EXERCISE: Extract each line of the material that follows exactly and omit its pictures.
--- Begin STORED DATA ---
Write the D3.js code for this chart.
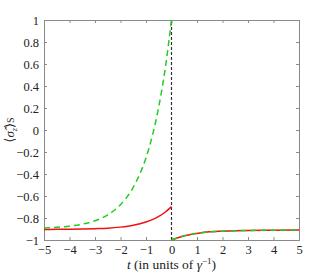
<!DOCTYPE html>
<head>
<script src="https://d3js.org/d3.v7.min.js"></script>
</head>
<style>
body { margin: 0; background: #fff; }
text { font-family: "Liberation Serif", "DejaVu Serif", serif; }
</style>
<body>
<svg></svg>
<script>
    // values
    var tBefore = [-5, -4.5, -4, -3.5, -3, -2.5, -2, -1.5, -1, -0.75, -0.5, -0.25, 0];
    var greenBefore = [-0.891, -0.885, -0.874, -0.856, -0.825, -0.771, -0.679, -0.521, -0.252, -0.052, 0.21, 0.552, 1.0];
    var redBefore = [-0.904, -0.903, -0.902, -0.9, -0.897, -0.893, -0.883, -0.866, -0.836, -0.815, -0.786, -0.748, -0.697];
    var tAfter = [0, 0.25, 0.5, 0.75, 1, 1.5, 2, 2.5, 3, 4, 5];
    var bothAfter = [-1.0, -0.979, -0.962, -0.949, -0.94, -0.926, -0.92, -0.916, -0.913, -0.911, -0.91];
    var xTicks = [-5, -4, -3, -2, -1, 0, 1, 2, 3, 4, 5];
    var yTicks = [-1, -0.8, -0.6, -0.4, -0.2, 0, 0.2, 0.4, 0.6, 0.8, 1];

    var width = 331, height = 274;
    var margin = {top: 20, right: 32, bottom: 34, left: 44};

    var svg = d3.select('svg').attr('width', width).attr('height', height);

    var x = d3.scaleLinear().domain([-5, 5]).range([margin.left, width - margin.right]);
    var y = d3.scaleLinear().domain([-1, 1]).range([height - margin.bottom, margin.top]);

    function fmt(d) { return d < 0 ? "\u2212" + Math.abs(d) : "" + d; }

    // axes with inward ticks on all four sides
    var axisColor = "#8a8a8a";
    function styleAxis(g) {
        g.select(".domain").attr("stroke", axisColor).attr("stroke-width", 1);
        g.selectAll(".tick line").attr("stroke", axisColor);
        g.selectAll(".tick text").attr("fill", "#222").style("font-size", "12.5px");
    }
    svg.append("g").attr("transform", "translate(0," + y(-1) + ")")
        .call(d3.axisBottom(x).tickValues(xTicks).tickSize(-3).tickPadding(5).tickFormat(fmt))
        .call(styleAxis);
    svg.append("g").attr("transform", "translate(0," + y(1) + ")")
        .call(d3.axisTop(x).tickValues(xTicks).tickSize(-3).tickFormat(""))
        .call(styleAxis);
    svg.append("g").attr("transform", "translate(" + x(-5) + ",0)")
        .call(d3.axisLeft(y).tickValues(yTicks).tickSize(-3).tickPadding(5).tickFormat(fmt))
        .call(styleAxis);
    svg.append("g").attr("transform", "translate(" + x(5) + ",0)")
        .call(d3.axisRight(y).tickValues(yTicks).tickSize(-3).tickFormat(""))
        .call(styleAxis);

    // vertical marker at t = 0
    svg.append("line")
        .attr("x1", x(0)).attr("x2", x(0)).attr("y1", y(-1)).attr("y2", y(1))
        .attr("stroke", "#333").attr("stroke-width", 1.2).attr("stroke-dasharray", "3,2");

    var line = d3.line()
        .x(function (d) { return x(d[0]); })
        .y(function (d) { return y(d[1]); })
        .curve(d3.curveMonotoneX);

    function pairs(ts, vs) { return ts.map(function (t, i) { return [t, vs[i]]; }); }

    var red = "#f01010", green = "#22cc22";

    svg.append("path").datum(pairs(tBefore, redBefore)).attr("d", line)
        .attr("fill", "none").attr("stroke", red).attr("stroke-width", 1.5);
    svg.append("path").datum(pairs(tAfter, bothAfter)).attr("d", line)
        .attr("fill", "none").attr("stroke", red).attr("stroke-width", 1.5);
    svg.append("path").datum(pairs(tBefore, greenBefore)).attr("d", line)
        .attr("fill", "none").attr("stroke", green).attr("stroke-width", 1.5).attr("stroke-dasharray", "6,4");
    svg.append("path").datum(pairs(tAfter, bothAfter)).attr("d", line)
        .attr("fill", "none").attr("stroke", green).attr("stroke-width", 1.5).attr("stroke-dasharray", "6,4");

    // axis labels
    var xl = svg.append("text").attr("x", x(0)).attr("y", 269)
        .attr("text-anchor", "middle").style("font-size", "13.5px").attr("fill", "#222");
    xl.append("tspan").style("font-style", "italic").text("t");
    xl.append("tspan").text(" (in units of ");
    xl.append("tspan").style("font-style", "italic").text("\u03b3");
    xl.append("tspan").attr("dy", -5).style("font-size", "9px").text("\u22121");
    xl.append("tspan").attr("dy", 5).text(")");

    var yl = svg.append("text")
        .attr("transform", "translate(14," + y(0) + ")rotate(-90)")
        .attr("text-anchor", "middle").style("font-size", "13px").attr("fill", "#222");
    yl.append("tspan").text("\u27e8");
    yl.append("tspan").style("font-style", "italic").text("\u03c3\u0302");
    yl.append("tspan").attr("dy", 3).style("font-size", "8px").style("font-style", "italic").text("z");
    yl.append("tspan").attr("dy", -3).text("\u27e9");
    yl.append("tspan").style("font-size", "10px").text("S");
</script>
</body>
--- End STORED DATA ---
COMPLETE RESPONSE:
Write the D3.js code for this chart.
<!DOCTYPE html>
<head>
<script src="https://d3js.org/d3.v7.min.js"></script>
</head>
<style>
body { margin: 0; background: #fff; }
text { font-family: "Liberation Serif", "DejaVu Serif", serif; }
</style>
<body>
<svg></svg>
<script>
    // values
    var tBefore = [-5, -4.5, -4, -3.5, -3, -2.5, -2, -1.5, -1, -0.75, -0.5, -0.25, 0];
    var greenBefore = [-0.891, -0.885, -0.874, -0.856, -0.825, -0.771, -0.679, -0.521, -0.252, -0.052, 0.21, 0.552, 1.0];
    var redBefore = [-0.904, -0.903, -0.902, -0.9, -0.897, -0.893, -0.883, -0.866, -0.836, -0.815, -0.786, -0.748, -0.697];
    var tAfter = [0, 0.25, 0.5, 0.75, 1, 1.5, 2, 2.5, 3, 4, 5];
    var bothAfter = [-1.0, -0.979, -0.962, -0.949, -0.94, -0.926, -0.92, -0.916, -0.913, -0.911, -0.91];
    var xTicks = [-5, -4, -3, -2, -1, 0, 1, 2, 3, 4, 5];
    var yTicks = [-1, -0.8, -0.6, -0.4, -0.2, 0, 0.2, 0.4, 0.6, 0.8, 1];

    var width = 331, height = 274;
    var margin = {top: 20, right: 32, bottom: 34, left: 44};

    var svg = d3.select('svg').attr('width', width).attr('height', height);

    var x = d3.scaleLinear().domain([-5, 5]).range([margin.left, width - margin.right]);
    var y = d3.scaleLinear().domain([-1, 1]).range([height - margin.bottom, margin.top]);

    function fmt(d) { return d < 0 ? "\u2212" + Math.abs(d) : "" + d; }

    // axes with inward ticks on all four sides
    var axisColor = "#8a8a8a";
    function styleAxis(g) {
        g.select(".domain").attr("stroke", axisColor).attr("stroke-width", 1);
        g.selectAll(".tick line").attr("stroke", axisColor);
        g.selectAll(".tick text").attr("fill", "#222").style("font-size", "12.5px");
    }
    svg.append("g").attr("transform", "translate(0," + y(-1) + ")")
        .call(d3.axisBottom(x).tickValues(xTicks).tickSize(-3).tickPadding(5).tickFormat(fmt))
        .call(styleAxis);
    svg.append("g").attr("transform", "translate(0," + y(1) + ")")
        .call(d3.axisTop(x).tickValues(xTicks).tickSize(-3).tickFormat(""))
        .call(styleAxis);
    svg.append("g").attr("transform", "translate(" + x(-5) + ",0)")
        .call(d3.axisLeft(y).tickValues(yTicks).tickSize(-3).tickPadding(5).tickFormat(fmt))
        .call(styleAxis);
    svg.append("g").attr("transform", "translate(" + x(5) + ",0)")
        .call(d3.axisRight(y).tickValues(yTicks).tickSize(-3).tickFormat(""))
        .call(styleAxis);

    // vertical marker at t = 0
    svg.append("line")
        .attr("x1", x(0)).attr("x2", x(0)).attr("y1", y(-1)).attr("y2", y(1))
        .attr("stroke", "#333").attr("stroke-width", 1.2).attr("stroke-dasharray", "3,2");

    var line = d3.line()
        .x(function (d) { return x(d[0]); })
        .y(function (d) { return y(d[1]); })
        .curve(d3.curveMonotoneX);

    function pairs(ts, vs) { return ts.map(function (t, i) { return [t, vs[i]]; }); }

    var red = "#f01010", green = "#22cc22";

    svg.append("path").datum(pairs(tBefore, redBefore)).attr("d", line)
        .attr("fill", "none").attr("stroke", red).attr("stroke-width", 1.5);
    svg.append("path").datum(pairs(tAfter, bothAfter)).attr("d", line)
        .attr("fill", "none").attr("stroke", red).attr("stroke-width", 1.5);
    svg.append("path").datum(pairs(tBefore, greenBefore)).attr("d", line)
        .attr("fill", "none").attr("stroke", green).attr("stroke-width", 1.5).attr("stroke-dasharray", "6,4");
    svg.append("path").datum(pairs(tAfter, bothAfter)).attr("d", line)
        .attr("fill", "none").attr("stroke", green).attr("stroke-width", 1.5).attr("stroke-dasharray", "6,4");

    // axis labels
    var xl = svg.append("text").attr("x", x(0)).attr("y", 269)
        .attr("text-anchor", "middle").style("font-size", "13.5px").attr("fill", "#222");
    xl.append("tspan").style("font-style", "italic").text("t");
    xl.append("tspan").text(" (in units of ");
    xl.append("tspan").style("font-style", "italic").text("\u03b3");
    xl.append("tspan").attr("dy", -5).style("font-size", "9px").text("\u22121");
    xl.append("tspan").attr("dy", 5).text(")");

    var yl = svg.append("text")
        .attr("transform", "translate(14," + y(0) + ")rotate(-90)")
        .attr("text-anchor", "middle").style("font-size", "13px").attr("fill", "#222");
    yl.append("tspan").text("\u27e8");
    yl.append("tspan").style("font-style", "italic").text("\u03c3\u0302");
    yl.append("tspan").attr("dy", 3).style("font-size", "8px").style("font-style", "italic").text("z");
    yl.append("tspan").attr("dy", -3).text("\u27e9");
    yl.append("tspan").style("font-size", "10px").text("S");
</script>
</body>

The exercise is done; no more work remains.